Podcast
Charlotte Alexander, Georgia State University – Text Mining for Bias: A Recommendation Letter Experiment
How do we hire a more diverse workforce?
Charlotte Alexander, associate professor of legal analytics at Georgia State University, details how to avoid bias when looking for new employees.
Charlotte S. Alexander is an associate professor of legal analytics at Georgia State University’s Robinson College of Business and director of its Legal Analytics Lab, which is a joint initiative with the Robinson College of Business the university’s College of Law. Alexander is a recipient of the Distinguished Early Career Faculty Award from the Academy of Legal Studies in Business in 2016 and was also named to the Fastcase 50 list of Legal Innovators. Prior to her academic career, Alexander worked as an employment lawyer and represented women facing discrimination and harassment on the job.
Text Mining for Bias: A Recommendation Letter Experiment
How can organizations identify and prevent gender bias in hiring? What are some actionable tips for people who frequently give recommendations?
My research involved manual and computational text analysis of over 3,000 recommendation letters submitted on behalf of applicants to a major U.S. anesthesiology residency program. I found key differences in how men vs. women were being described. Letters in support of men emphasized achievement, professionalism, excellence, and technical skills, while letters in support of women focused on communal skills, like compassion, caring for others, and acts of service.
These gendered language differences can have broad implications for job applicants, employers and people writing recommendation letters. Gendered language in recommendation letters may impact an employer’s hiring process, which could implicate Title VII of the Civil Rights Act of 1964.
The findings also prompt a rethinking of our gendered, racialized, ableist, ageist, and otherwise stereotyped occupational archetypes.

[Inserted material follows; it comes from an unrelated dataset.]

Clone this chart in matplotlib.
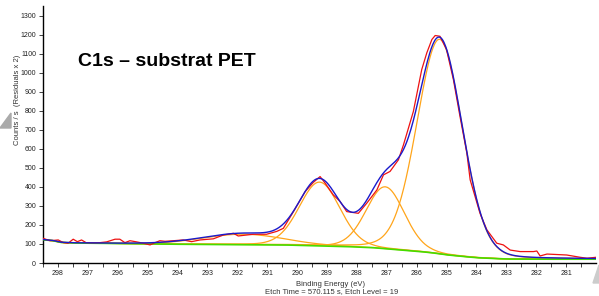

The problem can be remedied at the employer level by screening recommendation letters and phone calls for gendered language to prevent it from influencing the rest of the hiring process. Employers could implement a computationally-driven system to help identify and eradicate bias. Reference checks over the telephone can also be monitored for gender bias using transcription technology. Employers can review reference call transcripts to identify gendered usage of language, similar to what occurs in recommendation letters.
As for people who write recommendation letters, academics in particular may want to rethink wording that reinforces stereotyped occupational archetypes, such as using adjectives that align with communal skills and acts of service to describe female candidates but not male candidates.